Output the lines exactly, from the one where "Generate a component" appears through the one where "import * as d3 from 'd3';" appears. Images are left out.

EXTRACTED INFORMATION >>
++++++++++++++++++++

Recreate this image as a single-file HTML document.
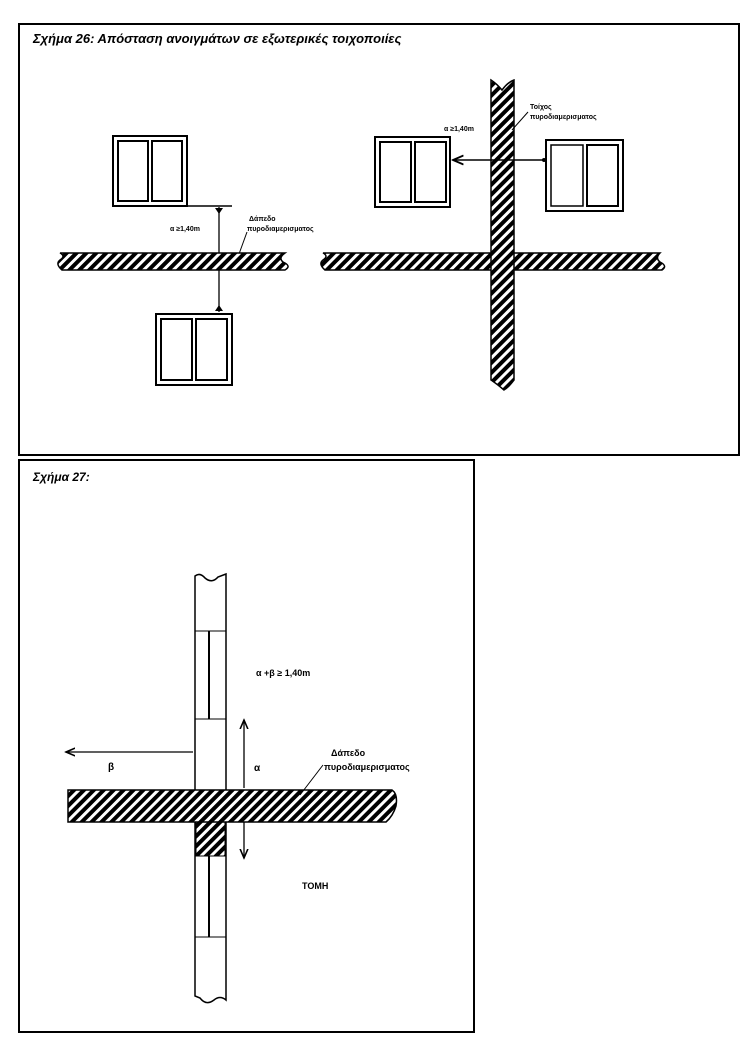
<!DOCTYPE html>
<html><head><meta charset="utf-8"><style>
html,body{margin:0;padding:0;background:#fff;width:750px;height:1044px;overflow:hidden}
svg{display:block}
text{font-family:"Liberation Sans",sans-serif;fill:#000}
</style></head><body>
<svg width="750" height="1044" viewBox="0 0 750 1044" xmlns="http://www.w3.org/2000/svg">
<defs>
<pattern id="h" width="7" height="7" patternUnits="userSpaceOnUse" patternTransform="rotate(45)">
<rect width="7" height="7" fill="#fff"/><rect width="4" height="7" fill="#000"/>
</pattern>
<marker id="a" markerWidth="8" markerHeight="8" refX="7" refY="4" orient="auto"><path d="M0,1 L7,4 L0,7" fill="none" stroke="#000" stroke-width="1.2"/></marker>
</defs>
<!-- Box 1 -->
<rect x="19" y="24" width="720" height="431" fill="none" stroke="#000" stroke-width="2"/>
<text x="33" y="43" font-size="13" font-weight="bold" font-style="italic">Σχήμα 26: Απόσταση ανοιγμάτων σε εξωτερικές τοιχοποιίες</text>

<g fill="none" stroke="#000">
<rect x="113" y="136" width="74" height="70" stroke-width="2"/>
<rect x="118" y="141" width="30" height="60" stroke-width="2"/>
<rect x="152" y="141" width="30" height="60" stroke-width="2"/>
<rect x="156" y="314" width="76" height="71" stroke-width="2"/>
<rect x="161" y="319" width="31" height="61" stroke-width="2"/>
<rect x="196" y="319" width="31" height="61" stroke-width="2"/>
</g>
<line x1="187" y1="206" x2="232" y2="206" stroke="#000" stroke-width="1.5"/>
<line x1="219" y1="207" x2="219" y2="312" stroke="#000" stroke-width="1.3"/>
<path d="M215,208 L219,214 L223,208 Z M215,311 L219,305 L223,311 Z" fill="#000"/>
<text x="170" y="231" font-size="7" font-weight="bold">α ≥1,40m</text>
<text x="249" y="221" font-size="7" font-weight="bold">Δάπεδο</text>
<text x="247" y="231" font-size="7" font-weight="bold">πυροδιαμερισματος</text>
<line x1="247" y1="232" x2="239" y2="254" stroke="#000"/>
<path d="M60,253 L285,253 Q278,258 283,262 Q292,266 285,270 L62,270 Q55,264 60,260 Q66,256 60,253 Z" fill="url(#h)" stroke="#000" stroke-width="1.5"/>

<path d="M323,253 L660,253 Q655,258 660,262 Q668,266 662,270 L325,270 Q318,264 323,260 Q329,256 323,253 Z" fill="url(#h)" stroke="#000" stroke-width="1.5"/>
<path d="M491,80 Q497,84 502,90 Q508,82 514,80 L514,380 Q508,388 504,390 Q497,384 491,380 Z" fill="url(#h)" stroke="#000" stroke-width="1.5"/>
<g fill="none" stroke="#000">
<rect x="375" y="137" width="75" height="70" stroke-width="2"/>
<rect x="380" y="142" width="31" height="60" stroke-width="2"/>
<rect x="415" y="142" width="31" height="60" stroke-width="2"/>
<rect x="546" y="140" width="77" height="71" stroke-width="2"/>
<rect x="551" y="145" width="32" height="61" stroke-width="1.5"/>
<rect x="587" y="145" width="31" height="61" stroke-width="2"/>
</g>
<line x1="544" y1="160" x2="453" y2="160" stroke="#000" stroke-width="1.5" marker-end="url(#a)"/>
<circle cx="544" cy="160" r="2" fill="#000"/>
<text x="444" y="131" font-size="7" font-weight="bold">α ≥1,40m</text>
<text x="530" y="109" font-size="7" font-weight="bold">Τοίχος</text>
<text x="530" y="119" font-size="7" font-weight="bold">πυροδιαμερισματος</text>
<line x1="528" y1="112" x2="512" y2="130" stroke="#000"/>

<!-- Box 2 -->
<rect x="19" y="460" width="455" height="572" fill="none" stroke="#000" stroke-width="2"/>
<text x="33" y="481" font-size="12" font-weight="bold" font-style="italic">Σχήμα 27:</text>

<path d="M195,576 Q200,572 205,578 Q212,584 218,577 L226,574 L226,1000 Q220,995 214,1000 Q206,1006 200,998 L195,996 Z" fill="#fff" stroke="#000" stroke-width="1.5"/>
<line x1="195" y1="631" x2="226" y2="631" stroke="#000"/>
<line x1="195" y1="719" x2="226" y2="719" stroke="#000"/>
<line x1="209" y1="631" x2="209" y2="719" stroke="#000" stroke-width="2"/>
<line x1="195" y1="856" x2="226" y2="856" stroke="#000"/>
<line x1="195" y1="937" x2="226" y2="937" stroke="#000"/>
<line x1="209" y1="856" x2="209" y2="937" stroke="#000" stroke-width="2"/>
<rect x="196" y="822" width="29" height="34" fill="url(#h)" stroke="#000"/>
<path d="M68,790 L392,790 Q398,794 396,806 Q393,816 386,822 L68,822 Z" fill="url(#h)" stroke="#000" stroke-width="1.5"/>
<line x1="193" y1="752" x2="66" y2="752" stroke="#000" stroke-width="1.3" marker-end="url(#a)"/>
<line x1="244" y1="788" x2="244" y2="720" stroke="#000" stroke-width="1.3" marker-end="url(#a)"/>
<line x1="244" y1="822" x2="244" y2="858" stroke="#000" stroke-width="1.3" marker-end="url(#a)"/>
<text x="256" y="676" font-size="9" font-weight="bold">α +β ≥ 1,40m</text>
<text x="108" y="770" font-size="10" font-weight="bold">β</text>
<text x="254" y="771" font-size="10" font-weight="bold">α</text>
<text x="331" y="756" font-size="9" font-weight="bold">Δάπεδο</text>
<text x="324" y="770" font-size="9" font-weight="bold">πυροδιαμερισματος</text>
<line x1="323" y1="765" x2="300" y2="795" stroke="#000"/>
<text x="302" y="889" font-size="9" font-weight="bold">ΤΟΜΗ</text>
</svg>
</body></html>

++++++++++++++++++++

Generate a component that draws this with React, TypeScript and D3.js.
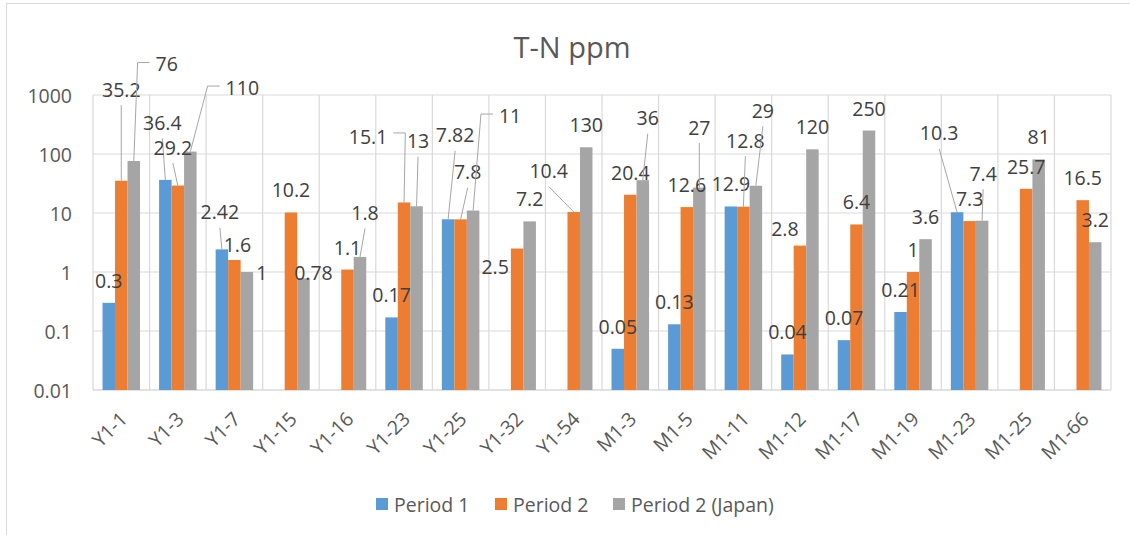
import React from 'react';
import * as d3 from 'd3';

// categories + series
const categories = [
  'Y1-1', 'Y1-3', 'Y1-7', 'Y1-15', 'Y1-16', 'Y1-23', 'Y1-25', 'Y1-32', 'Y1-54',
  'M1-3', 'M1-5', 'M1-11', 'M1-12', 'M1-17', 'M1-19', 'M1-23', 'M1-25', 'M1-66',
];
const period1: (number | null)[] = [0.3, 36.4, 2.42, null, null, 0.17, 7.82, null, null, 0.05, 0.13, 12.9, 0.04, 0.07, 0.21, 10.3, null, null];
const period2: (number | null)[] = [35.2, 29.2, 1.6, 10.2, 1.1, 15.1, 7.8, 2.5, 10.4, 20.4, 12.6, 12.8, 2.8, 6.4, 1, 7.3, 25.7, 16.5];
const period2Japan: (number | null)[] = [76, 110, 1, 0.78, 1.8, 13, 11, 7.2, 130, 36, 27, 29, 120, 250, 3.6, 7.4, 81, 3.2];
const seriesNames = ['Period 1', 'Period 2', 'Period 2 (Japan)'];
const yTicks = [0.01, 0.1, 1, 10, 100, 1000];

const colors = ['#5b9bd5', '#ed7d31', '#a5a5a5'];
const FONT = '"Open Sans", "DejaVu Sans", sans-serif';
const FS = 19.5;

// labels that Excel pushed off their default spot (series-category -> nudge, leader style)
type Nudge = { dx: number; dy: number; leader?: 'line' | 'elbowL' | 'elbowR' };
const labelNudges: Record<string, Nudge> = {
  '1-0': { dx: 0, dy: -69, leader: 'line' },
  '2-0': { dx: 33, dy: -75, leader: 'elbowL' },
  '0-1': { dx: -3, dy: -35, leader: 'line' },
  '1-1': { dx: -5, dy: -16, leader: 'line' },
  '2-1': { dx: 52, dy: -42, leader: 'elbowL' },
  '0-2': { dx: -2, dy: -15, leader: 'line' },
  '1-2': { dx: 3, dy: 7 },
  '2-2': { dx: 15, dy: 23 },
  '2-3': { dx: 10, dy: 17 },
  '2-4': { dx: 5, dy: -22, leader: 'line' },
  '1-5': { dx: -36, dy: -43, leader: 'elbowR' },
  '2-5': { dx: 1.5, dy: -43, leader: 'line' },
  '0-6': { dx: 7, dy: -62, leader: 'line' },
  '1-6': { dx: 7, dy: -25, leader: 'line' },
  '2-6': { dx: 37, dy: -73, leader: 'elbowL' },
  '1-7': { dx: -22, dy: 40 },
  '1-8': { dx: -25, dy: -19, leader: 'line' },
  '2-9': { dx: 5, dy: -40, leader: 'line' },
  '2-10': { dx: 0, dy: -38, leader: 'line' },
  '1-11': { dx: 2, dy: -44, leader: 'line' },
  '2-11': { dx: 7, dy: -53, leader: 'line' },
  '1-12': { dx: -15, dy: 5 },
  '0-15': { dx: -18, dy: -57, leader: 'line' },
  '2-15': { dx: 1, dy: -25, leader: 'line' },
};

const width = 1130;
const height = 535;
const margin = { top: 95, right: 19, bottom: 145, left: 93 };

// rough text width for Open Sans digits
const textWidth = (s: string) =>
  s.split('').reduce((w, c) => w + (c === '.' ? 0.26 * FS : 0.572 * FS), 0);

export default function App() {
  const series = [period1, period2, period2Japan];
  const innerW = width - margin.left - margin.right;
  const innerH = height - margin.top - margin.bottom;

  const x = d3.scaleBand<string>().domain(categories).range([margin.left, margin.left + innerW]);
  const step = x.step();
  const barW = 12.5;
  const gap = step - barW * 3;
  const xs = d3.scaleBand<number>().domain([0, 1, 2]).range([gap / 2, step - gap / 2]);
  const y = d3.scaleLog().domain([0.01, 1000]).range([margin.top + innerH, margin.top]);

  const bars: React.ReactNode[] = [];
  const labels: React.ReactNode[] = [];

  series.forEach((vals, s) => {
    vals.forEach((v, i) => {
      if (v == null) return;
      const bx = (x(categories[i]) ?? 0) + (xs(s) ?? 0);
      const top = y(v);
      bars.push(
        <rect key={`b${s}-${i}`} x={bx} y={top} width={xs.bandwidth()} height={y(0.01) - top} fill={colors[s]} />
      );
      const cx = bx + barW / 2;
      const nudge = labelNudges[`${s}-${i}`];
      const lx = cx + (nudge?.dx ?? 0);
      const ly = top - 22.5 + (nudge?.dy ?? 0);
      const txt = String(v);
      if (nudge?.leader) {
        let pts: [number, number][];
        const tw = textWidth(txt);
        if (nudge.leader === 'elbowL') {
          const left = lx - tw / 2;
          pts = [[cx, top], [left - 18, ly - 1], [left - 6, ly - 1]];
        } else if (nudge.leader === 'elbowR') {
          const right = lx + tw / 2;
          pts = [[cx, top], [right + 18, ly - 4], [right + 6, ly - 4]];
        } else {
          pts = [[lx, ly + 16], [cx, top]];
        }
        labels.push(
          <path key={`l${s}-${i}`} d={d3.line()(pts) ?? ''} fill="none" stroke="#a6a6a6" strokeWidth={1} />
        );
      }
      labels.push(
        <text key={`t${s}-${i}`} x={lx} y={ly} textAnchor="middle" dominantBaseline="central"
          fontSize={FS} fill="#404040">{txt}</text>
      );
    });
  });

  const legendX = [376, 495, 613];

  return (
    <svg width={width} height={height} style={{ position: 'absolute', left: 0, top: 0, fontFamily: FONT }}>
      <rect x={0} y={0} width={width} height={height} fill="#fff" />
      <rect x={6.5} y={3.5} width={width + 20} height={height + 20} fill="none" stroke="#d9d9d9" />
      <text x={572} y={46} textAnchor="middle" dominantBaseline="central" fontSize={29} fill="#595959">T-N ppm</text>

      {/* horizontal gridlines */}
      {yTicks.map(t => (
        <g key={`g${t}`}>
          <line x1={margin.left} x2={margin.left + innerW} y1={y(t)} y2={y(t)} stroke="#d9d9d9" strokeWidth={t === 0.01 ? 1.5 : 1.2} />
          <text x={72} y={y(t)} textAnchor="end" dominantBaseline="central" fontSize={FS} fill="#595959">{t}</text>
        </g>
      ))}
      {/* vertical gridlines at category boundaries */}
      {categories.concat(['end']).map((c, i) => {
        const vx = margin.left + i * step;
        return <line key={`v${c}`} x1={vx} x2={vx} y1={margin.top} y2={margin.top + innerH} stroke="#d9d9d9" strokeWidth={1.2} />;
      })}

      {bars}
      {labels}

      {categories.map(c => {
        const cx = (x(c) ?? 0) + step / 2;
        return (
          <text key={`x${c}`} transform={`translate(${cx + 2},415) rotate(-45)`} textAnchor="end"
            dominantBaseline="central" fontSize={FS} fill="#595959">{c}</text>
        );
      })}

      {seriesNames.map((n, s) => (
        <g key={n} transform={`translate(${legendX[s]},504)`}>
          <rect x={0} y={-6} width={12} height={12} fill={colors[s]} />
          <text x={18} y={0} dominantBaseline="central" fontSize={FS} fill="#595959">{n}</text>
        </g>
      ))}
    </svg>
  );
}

++++++++++++++++++++

RESPONSE TO THIS TASK >>
Generate a component that draws this with React, TypeScript and D3.js.
import React from 'react';
import * as d3 from 'd3';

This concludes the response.